Exercise directions: Include the line containing "stacked = np.array(blog_words)" and all lines before it, repeated exactly from the listing below, without pictures.

Raw data:
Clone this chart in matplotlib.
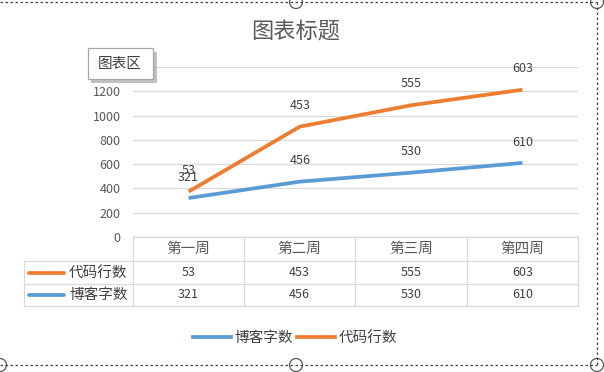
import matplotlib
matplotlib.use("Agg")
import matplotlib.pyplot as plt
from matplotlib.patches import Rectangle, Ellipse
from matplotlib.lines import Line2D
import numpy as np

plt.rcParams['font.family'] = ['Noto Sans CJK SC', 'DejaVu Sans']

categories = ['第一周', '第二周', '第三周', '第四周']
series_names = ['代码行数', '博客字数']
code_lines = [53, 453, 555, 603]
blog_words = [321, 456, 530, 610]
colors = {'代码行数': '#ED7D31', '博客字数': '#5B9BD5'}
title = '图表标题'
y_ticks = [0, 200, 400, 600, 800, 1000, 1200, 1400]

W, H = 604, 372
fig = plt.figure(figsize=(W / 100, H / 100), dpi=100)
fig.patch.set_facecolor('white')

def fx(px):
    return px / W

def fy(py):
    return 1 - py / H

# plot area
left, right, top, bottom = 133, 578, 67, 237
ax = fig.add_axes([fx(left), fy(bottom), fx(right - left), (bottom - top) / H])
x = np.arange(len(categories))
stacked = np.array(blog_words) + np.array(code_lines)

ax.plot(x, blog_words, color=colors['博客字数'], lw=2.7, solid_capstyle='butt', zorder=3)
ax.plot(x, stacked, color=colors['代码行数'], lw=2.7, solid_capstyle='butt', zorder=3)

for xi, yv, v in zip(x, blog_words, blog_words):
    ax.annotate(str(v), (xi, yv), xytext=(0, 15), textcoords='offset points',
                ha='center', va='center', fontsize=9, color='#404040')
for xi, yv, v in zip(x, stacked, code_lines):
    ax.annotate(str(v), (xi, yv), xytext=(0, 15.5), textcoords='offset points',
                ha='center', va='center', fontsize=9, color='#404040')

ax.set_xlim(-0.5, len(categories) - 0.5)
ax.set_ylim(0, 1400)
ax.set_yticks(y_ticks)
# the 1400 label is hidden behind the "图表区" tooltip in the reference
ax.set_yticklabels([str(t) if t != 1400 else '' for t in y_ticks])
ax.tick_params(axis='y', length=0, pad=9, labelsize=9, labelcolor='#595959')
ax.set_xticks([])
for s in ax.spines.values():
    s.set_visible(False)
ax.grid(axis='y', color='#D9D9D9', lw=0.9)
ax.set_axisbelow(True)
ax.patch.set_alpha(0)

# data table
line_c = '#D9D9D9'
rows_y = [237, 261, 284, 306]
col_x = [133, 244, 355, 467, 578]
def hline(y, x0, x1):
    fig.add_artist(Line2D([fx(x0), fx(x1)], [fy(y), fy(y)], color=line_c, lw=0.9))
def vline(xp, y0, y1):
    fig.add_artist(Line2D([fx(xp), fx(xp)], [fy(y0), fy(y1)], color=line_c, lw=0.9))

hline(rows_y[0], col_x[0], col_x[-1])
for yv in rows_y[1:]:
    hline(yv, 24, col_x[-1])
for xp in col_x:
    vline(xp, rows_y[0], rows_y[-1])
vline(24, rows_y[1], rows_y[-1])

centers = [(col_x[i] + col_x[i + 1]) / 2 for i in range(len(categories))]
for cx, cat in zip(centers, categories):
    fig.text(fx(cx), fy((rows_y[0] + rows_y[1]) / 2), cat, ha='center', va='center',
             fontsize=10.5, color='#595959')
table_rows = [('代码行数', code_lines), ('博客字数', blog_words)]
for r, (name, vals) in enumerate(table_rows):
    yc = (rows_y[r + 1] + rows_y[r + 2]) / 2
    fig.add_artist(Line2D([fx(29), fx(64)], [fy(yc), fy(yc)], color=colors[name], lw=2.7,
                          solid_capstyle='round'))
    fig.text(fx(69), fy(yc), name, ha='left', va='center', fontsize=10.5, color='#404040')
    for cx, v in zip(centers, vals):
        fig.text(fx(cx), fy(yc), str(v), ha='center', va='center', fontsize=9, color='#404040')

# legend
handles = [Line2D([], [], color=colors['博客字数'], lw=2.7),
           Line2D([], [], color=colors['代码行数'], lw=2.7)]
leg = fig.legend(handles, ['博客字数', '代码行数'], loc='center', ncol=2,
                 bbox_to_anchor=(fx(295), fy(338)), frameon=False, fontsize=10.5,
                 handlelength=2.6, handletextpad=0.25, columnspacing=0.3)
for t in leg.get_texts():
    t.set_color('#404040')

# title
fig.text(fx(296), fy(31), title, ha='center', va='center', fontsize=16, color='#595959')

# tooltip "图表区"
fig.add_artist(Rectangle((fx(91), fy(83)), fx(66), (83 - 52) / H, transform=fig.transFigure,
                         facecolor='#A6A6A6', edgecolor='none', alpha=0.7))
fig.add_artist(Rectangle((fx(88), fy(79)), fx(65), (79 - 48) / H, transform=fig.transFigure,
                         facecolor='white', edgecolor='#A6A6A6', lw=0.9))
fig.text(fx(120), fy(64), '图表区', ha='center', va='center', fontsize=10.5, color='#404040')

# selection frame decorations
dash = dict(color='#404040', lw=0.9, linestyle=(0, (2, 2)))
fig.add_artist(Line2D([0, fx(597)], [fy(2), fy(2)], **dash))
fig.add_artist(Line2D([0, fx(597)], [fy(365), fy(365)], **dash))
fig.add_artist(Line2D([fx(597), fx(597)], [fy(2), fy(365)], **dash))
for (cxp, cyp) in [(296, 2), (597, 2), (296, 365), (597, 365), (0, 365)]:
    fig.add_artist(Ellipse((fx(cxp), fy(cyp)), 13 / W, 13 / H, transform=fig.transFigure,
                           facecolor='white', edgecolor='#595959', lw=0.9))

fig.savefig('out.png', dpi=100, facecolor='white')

Response to the task:
Clone this chart in matplotlib.
import matplotlib
matplotlib.use("Agg")
import matplotlib.pyplot as plt
from matplotlib.patches import Rectangle, Ellipse
from matplotlib.lines import Line2D
import numpy as np

plt.rcParams['font.family'] = ['Noto Sans CJK SC', 'DejaVu Sans']

categories = ['第一周', '第二周', '第三周', '第四周']
series_names = ['代码行数', '博客字数']
code_lines = [53, 453, 555, 603]
blog_words = [321, 456, 530, 610]
colors = {'代码行数': '#ED7D31', '博客字数': '#5B9BD5'}
title = '图表标题'
y_ticks = [0, 200, 400, 600, 800, 1000, 1200, 1400]

W, H = 604, 372
fig = plt.figure(figsize=(W / 100, H / 100), dpi=100)
fig.patch.set_facecolor('white')

def fx(px):
    return px / W

def fy(py):
    return 1 - py / H

# plot area
left, right, top, bottom = 133, 578, 67, 237
ax = fig.add_axes([fx(left), fy(bottom), fx(right - left), (bottom - top) / H])
x = np.arange(len(categories))
stacked = np.array(blog_words) + np.array(code_lines)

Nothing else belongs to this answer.